A thirsty fleet demands a bigger fueling vehicle!
Visibility from within the cockpit is ****.
One of those thirsty fleet vehicles is the interplanetary oiler, which needs to burn off its payload to make orbit, so let's gas one up!
Now, there was a question of landing capability. Doing test landings, all parachutes and a full-throttle powered burn couldn't slow the thing down enough to stop the RCS tanks (because they're in an obviously vulnerable position) from exploding, upon touchdown. Those test landings were done with full payload tanks, though, so with the payload drained, it would hopefully be safe to land.
This is a make-sure-you-get-it-right vehicle, since an attempt to abort will result in you having to land with full payload tanks, thereby peppering your command pod with RCS tank shrapnel. If you get it to its destination, so that it can offload that excess fuel, then you're golden.
Now, catching up with the Eve fleet. Formation flight!
Okay, it's a
loose formation....
My efforts to get the ships into similar orbits, immediately upon their encounter with Eve, were unsuccessful.
Well, **** it. We've got fuel, so let's start maneuvering. The station hub was first in the queue to capture, getting quite a view of the planet's mercury oceans, in the process.
Then, the backup spacebus got a close look at several lakes and impact craters.
Next, the first fuel ship, burning over several larger lakes/seas and craters.
The lander was next in the queue, and while I thought about just dropping it straight onto Eve, but ultimately elected against that course.
Then the station power module came up for its capture. Those big solar arrays each normally have a power output of 14.00 around Kerbin. Near Eve, it's thirty-four to thirty-six. (You're actually close enough that variation in your altitude above the planet produces a measureable impact on your solar panels' energy output.) This helps run those ion engines at full-throttle, even without full exposure of the solar panels.
Then the damaged spacebus. It's still doing quite well for fuel, but I still don't want to risk sending crew back on it. Ultimately, one
dumb shmuck brave pilot will attempt to fly it back to Kerbin, while the other two crewmembers will be evacuated to the spare passenger slots on the fully functional spacebusses.
Almost finally, the undamaged of the original spacebusses, which got quite a view of a crater formation, including a couple of partially-flooded craters.
The second fuel ship lagged behind the rest of the fleet by over a day. It got a look at the terrible orbital ribcage that I had constructed around Eve, prior to getting pulled in.
This ship came in on a nearly-polar orbit, and performed its capture burn over the most boring chunk of land that Eve has to offer.....except for that zit. I may have to find out what that's all about.
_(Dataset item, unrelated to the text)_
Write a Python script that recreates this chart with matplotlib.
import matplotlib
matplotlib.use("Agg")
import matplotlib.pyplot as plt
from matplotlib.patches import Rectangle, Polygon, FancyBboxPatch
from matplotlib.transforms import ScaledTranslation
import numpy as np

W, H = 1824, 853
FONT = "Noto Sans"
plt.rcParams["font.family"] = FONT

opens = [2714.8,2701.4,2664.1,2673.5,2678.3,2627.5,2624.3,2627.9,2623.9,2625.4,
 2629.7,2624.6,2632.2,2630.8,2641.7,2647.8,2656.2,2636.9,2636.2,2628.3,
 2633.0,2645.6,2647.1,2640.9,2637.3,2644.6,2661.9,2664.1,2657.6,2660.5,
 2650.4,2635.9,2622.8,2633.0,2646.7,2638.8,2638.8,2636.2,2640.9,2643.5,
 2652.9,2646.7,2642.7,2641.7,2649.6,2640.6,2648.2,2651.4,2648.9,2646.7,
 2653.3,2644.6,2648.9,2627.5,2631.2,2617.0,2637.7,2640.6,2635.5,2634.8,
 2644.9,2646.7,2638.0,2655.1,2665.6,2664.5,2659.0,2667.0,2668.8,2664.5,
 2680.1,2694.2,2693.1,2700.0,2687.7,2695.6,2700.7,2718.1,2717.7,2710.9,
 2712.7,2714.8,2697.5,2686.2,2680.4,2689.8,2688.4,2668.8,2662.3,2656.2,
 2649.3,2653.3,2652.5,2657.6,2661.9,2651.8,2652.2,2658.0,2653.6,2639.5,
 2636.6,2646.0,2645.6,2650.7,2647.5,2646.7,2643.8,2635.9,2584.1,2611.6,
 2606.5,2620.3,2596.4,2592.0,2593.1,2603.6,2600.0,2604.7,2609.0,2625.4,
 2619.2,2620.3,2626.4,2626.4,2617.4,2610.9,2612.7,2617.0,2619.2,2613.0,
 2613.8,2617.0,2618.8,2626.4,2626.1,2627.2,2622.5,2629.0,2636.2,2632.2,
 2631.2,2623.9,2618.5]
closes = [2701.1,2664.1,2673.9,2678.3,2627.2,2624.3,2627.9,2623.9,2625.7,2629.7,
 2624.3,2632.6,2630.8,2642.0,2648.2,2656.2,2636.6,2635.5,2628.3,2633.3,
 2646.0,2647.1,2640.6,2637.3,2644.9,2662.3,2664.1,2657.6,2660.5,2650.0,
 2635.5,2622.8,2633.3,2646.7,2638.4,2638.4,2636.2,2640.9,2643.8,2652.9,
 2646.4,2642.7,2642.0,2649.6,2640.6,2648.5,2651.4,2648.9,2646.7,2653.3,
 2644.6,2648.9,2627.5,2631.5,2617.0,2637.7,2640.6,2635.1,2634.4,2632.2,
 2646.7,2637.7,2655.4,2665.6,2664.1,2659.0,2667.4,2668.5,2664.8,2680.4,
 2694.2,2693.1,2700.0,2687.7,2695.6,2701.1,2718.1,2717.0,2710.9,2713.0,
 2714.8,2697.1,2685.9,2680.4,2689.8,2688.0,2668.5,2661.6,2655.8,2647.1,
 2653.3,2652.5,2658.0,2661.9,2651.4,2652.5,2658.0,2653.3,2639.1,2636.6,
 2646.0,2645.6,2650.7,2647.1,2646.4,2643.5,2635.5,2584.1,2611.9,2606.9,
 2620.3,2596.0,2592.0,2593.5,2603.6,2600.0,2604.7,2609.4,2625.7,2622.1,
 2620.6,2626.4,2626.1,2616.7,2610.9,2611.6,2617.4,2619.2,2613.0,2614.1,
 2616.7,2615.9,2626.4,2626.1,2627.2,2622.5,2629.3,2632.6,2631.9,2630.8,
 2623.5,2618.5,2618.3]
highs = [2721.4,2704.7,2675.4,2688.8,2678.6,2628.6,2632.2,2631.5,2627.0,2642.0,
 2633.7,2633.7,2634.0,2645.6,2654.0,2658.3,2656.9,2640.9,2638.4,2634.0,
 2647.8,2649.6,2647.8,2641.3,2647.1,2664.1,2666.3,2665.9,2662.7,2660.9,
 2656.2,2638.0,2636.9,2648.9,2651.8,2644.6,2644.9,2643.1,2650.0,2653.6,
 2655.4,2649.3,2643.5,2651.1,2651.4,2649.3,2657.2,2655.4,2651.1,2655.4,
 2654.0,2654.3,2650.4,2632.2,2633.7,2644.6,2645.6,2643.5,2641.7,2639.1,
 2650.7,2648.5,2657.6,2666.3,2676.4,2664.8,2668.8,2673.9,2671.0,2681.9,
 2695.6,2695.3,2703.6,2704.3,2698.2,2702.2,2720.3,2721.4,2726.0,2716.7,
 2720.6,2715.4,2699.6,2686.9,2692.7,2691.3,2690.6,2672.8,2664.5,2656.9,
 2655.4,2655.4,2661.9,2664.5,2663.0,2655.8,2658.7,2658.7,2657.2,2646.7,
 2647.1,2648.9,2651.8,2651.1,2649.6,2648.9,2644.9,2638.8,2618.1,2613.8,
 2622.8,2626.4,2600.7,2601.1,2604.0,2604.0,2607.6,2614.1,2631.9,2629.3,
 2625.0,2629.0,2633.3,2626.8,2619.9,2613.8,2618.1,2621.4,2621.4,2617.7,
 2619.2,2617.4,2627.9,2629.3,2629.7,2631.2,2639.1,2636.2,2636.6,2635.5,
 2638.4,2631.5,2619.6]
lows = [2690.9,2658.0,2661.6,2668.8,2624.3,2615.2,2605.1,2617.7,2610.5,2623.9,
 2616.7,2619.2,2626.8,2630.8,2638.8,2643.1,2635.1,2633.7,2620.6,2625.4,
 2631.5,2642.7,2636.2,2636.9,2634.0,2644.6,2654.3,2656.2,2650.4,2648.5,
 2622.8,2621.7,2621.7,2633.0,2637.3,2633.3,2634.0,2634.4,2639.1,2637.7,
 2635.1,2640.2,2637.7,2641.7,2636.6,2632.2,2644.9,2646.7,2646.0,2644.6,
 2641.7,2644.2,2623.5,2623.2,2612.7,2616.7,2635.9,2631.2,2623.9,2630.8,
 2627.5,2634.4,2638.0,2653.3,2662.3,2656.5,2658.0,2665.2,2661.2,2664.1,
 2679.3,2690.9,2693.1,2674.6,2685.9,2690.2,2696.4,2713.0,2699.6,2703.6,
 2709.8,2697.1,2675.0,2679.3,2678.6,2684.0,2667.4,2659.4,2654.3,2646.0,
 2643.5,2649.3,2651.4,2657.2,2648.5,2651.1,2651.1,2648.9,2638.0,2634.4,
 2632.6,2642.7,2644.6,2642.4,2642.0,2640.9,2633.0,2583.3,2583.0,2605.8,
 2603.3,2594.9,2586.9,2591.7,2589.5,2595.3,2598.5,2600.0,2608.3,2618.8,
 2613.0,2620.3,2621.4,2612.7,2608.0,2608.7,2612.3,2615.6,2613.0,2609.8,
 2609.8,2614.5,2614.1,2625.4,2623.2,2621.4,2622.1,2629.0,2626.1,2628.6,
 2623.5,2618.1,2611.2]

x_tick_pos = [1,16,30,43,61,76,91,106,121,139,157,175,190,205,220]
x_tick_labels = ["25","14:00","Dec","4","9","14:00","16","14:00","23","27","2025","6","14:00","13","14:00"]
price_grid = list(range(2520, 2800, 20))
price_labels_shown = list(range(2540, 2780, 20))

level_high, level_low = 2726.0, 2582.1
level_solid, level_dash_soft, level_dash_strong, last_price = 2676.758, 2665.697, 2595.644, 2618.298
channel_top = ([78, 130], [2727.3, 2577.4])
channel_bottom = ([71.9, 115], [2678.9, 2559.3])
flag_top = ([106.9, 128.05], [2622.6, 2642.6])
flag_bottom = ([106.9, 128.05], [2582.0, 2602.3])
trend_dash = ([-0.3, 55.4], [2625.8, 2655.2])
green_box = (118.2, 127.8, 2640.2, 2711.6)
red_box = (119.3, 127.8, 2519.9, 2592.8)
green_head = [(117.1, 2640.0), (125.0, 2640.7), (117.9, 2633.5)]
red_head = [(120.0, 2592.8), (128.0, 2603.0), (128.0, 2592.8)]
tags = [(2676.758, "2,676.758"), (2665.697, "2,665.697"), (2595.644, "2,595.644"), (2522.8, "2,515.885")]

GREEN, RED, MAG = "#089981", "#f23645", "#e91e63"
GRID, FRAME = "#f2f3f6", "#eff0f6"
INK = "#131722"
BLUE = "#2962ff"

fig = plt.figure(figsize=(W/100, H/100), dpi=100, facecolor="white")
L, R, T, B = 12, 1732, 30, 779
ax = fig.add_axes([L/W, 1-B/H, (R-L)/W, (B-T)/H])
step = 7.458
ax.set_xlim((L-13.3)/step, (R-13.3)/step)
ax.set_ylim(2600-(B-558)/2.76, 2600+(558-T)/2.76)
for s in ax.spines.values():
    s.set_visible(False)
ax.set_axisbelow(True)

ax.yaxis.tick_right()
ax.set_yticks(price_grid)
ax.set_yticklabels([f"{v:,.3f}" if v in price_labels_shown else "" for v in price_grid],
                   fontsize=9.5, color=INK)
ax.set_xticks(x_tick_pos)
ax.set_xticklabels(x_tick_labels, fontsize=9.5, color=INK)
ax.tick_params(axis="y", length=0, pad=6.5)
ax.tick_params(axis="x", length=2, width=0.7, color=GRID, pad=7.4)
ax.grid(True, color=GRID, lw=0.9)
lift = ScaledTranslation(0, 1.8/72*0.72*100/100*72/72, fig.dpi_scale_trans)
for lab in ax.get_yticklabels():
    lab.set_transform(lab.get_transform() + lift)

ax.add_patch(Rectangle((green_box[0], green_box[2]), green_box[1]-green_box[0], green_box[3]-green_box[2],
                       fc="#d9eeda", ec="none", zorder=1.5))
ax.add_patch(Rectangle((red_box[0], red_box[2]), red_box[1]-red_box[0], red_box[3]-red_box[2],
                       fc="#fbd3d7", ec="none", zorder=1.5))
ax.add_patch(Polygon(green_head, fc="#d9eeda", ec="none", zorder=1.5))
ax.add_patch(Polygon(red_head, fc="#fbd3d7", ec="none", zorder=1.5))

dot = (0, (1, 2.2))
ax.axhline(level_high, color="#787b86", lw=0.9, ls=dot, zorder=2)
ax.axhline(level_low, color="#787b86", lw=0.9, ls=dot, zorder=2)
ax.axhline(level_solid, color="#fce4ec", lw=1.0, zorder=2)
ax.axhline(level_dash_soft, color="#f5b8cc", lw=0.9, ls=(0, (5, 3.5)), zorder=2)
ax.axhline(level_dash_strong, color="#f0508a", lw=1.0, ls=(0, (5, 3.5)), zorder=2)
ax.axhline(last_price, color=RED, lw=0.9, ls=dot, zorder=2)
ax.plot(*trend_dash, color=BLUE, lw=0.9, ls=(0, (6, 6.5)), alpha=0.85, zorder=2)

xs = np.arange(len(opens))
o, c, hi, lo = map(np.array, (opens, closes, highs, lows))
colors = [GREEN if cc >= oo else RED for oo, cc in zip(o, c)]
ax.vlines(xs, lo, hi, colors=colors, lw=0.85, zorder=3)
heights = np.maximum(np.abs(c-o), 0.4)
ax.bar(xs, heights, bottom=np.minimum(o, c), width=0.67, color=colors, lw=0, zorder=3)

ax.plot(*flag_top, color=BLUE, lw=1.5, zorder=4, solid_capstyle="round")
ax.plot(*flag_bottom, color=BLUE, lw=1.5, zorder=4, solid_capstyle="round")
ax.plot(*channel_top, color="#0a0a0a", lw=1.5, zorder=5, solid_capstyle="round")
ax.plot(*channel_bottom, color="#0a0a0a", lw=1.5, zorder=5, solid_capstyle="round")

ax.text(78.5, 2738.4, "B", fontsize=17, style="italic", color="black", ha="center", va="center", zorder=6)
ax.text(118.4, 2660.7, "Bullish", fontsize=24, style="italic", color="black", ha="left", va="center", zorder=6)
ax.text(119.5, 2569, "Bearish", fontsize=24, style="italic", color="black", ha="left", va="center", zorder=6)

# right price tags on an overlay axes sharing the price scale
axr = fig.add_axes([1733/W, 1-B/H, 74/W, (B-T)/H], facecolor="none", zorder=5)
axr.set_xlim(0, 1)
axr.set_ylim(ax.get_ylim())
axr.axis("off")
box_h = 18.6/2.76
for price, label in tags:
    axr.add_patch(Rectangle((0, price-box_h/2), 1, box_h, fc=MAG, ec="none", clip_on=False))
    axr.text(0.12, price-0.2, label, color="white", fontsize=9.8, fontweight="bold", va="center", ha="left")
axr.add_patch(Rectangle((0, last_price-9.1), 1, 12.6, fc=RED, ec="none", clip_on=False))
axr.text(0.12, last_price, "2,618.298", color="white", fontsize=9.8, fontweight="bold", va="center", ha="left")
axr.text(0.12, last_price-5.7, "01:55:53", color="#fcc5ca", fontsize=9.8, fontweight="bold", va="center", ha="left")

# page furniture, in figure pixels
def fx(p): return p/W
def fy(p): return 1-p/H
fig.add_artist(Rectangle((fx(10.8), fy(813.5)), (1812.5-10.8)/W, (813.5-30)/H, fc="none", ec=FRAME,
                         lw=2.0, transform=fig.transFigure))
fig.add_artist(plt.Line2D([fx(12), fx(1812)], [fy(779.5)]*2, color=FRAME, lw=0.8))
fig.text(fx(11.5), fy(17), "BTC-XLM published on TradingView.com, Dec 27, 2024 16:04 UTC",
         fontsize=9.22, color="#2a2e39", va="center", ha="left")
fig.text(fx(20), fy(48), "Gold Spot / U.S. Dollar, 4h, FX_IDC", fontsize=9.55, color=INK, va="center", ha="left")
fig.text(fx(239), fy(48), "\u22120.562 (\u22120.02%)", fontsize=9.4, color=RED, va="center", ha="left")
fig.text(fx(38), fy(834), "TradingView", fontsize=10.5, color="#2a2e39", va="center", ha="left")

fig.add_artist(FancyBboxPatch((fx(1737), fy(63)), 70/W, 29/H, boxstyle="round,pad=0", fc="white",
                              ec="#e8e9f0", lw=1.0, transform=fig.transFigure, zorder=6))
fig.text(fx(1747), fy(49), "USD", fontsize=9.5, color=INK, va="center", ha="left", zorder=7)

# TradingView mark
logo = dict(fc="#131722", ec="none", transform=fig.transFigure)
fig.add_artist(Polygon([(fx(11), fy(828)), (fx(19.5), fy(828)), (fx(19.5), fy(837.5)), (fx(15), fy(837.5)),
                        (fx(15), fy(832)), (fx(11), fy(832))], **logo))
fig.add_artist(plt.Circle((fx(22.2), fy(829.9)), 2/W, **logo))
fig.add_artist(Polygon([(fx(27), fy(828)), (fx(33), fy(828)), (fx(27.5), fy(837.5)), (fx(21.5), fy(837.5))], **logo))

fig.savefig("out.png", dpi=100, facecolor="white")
Thus it came to pass that Eve's ribcage would have a sternum.
And I left off with the screenshots, shortly after the landing craft ditched its transit stage. Now, I made an effort to ensure that the spent stage's orbit would catch Eve's upper atmosphere and eventually crash into the planet. Then, I used the lander's NERVA to distance itself from the debris, which blew the spent stage away just hard enough to put it back into a stable orbit.
I guess you wouldn't know I'd been, if I didn't leave behind some kind of navigation hazard.